Don’t invest until you understand

 

You don’t have to look hard to find a celebrity (musician, movie star, athlete) who has been bilked out of a large portion of their earnings through mismanagement. And while some of this mismanagement could be via too much MTV Cribs-style living, other times it was a “trusted advisor” who either used them as a personal piggy bank, or just didn’t know what they were doing.

It’s easy to dismiss these stories with a little bit of schadenfreude, or even just think that that will never happen to you.
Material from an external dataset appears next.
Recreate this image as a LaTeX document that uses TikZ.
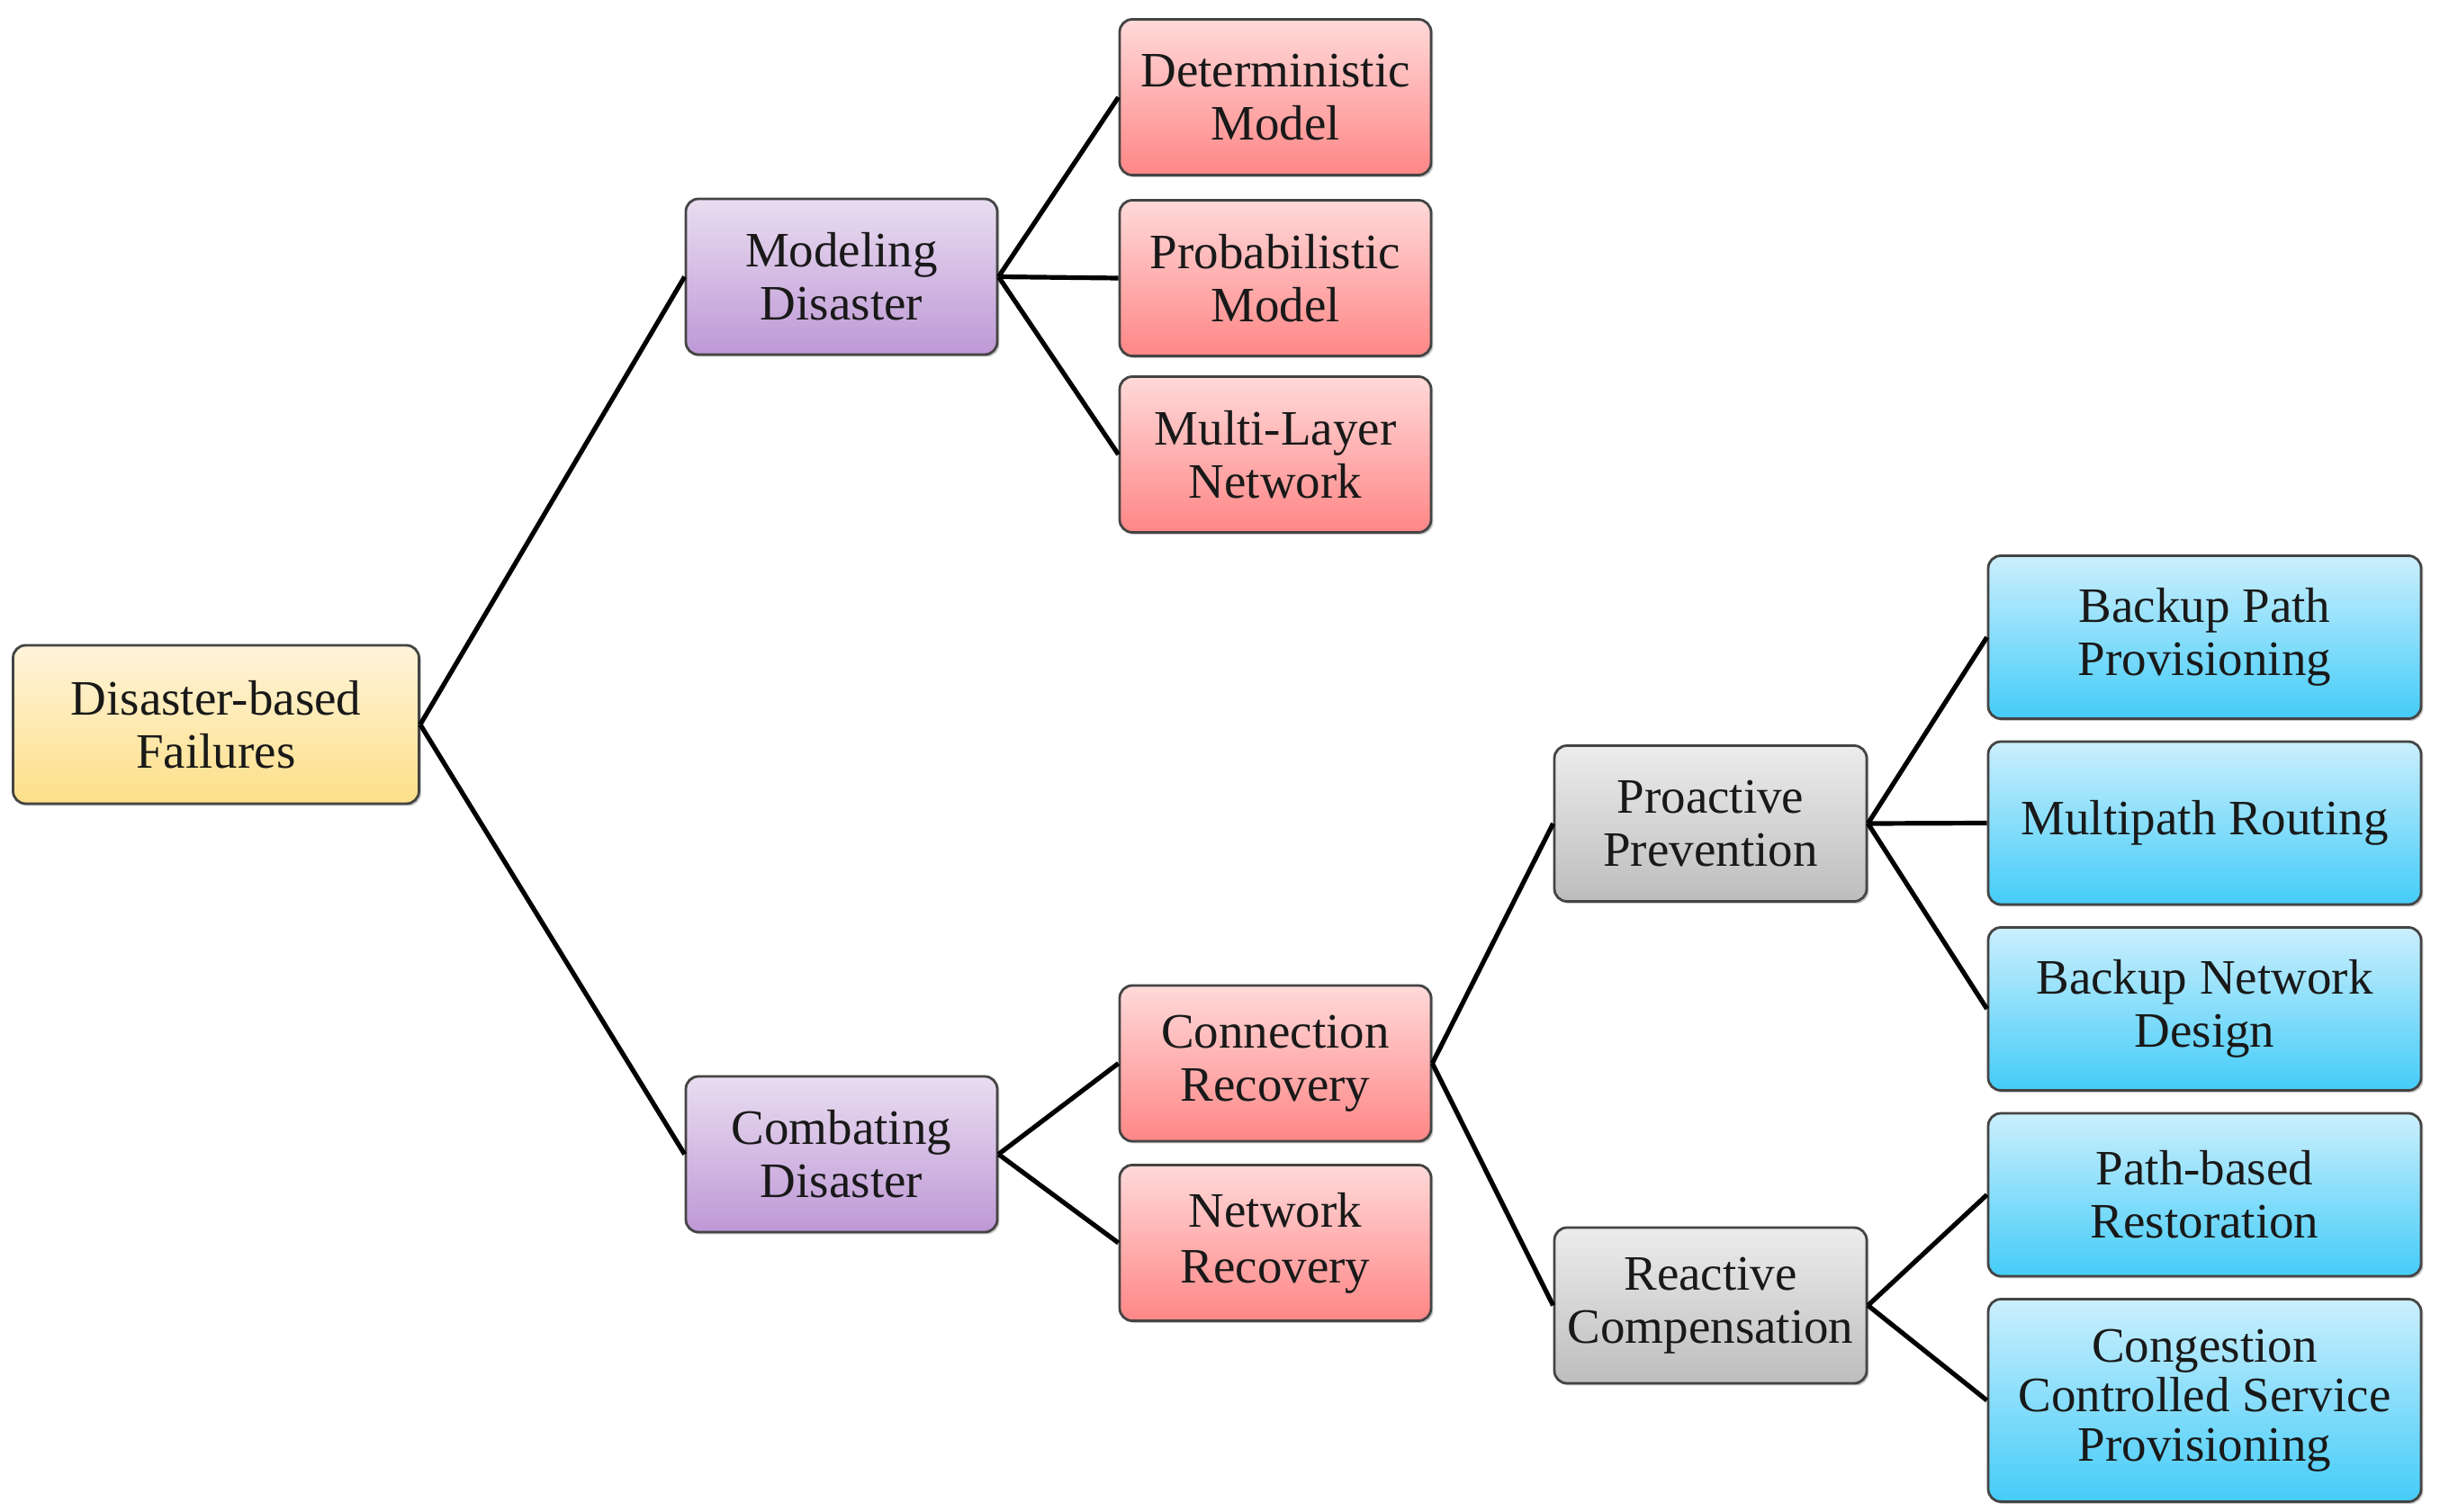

Oh really? With misplaced confidence comes misplaced outcomes.

An advisement on advisors

All too often, I hear about bad experiences from people’s financial advisors. Instead of teaching about their options such that they are understood, these people played the “expert card,” going through a bunch of different options a bit too quickly, before saying that they would take care of all of it, asking you to just sign on the dotted line.

Has this happened to you? Have you ever walked out not quite knowing what happened? Are you unsure of what you signed up for?
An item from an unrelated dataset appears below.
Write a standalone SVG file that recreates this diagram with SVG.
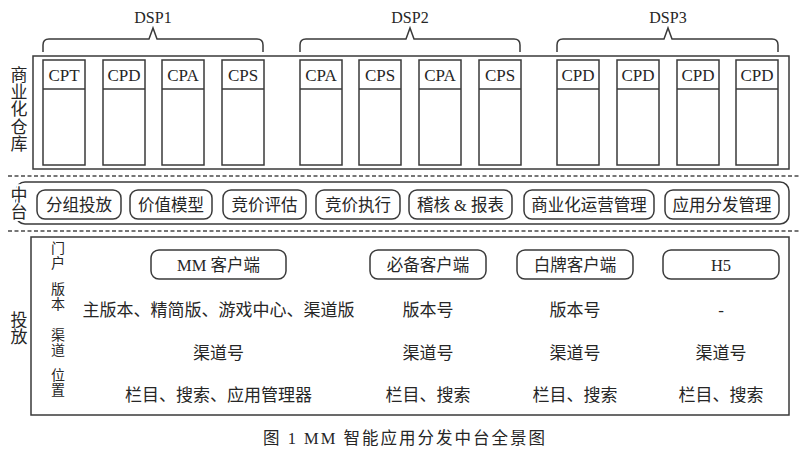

(This problem is not limited to just financial advisors, of course. Car mechanics and tech support folks can be the same way. Admission: I used to work in tech support.)

If you’ve ever had this feeling, you’re certainly not alone, but at the same time, you should be concerned.

Wait until you understand

I firmly believe that you shouldn’t invest in anything until you understand it fully.

When I say “fully,” I’m not saying that you can spout quotes from the prospectus or anything like that. But in general, you need to know:

  • What you’re invested in
  • What the strategy is (and why)
  • Fees associated with this strategy
  • Potential risks (and probability)
  • Potential rewards (and probability)

That might sound like a lot to keep track of, and you may not have any interest in it. “But I just want someone to take care of it for me!”

Unfortunately, you don’t get that pass. Because nothing less than your very livelihood is at stake here. This is your money, your future, your ability to travel the world and spend time on your hobbies and visit your family. You want to entrust that to someone else? Maybe I’m not trusting enough, but I rather think you might be too trusting.

Why you can’t outsource this

Here are some reasons why you can’t outsource your decisions, even to an “expert”:

  • The expert may not be an expert. Just because someone has letters after their name, or wears a suit, doesn’t mean that they are qualified or successful. Being an expert requires having a proven track record. And this comes from testimonials from informed people, people who have been well served by this person. Think about it: You look at five Yelp reviews to figure out where to go to dinner, but you only get a single review from a friend for financial advising? Bad plan.
  • The expert may take advantage of you. Remember all those celebrities with advisors who mismanaged their client’s funds? I don’t mean to spread hysteria or libel, but how do you know unless you are confident about what you’re getting into?
  •  The expert may not be trustworthy. How is this expert making his/her money? Are they getting kickbacks from certain investments that you make? Can you trust them to have your interests in mind? I’m not suggesting that advisors shouldn’t make a decent, even exceptional living, but when they provide advice that specifically benefits them, the lack of objectivity calls everything they say into question.

A test

So here’s a test you can take before you can truly say that you’re ready to move forward with an investment. Can you explain the plan to a family member or trusted friend? I’m not talking about giving away specific numbers (I’m well aware of the taboo on talking about specific figures) but just the fundamentals. Here’s a sample (hypothetical) situation:

“I make too much money to contribute in the Roth IRA plan, so what we are going to do is invest in funds in a traditional IRA and then perform a ‘back door’ conversion to a Roth each year. I’ll have a big tax bill each time because of this, but this means that the money in the Roth will grow tax free from here on out…”

Or

“The first fund I am investing in is an aggressive small-cap mutual fund from Flagship, with a low fee of 0.20% and no load. It has returned approximately 11% average annually over the past 20 years…”

I think investing is best when it’s simple, as complexity is often used to obscure financial shenanigans. Don’t buy into it. If you don’t understand, speak up. If you’re not getting the answers you need to explain it to someone else, keep trying. If the information still isn’t forthcoming, stand up, say thank you very much, and walk right out the door.

But enough about me. Can you explain your investing strategy to someone else?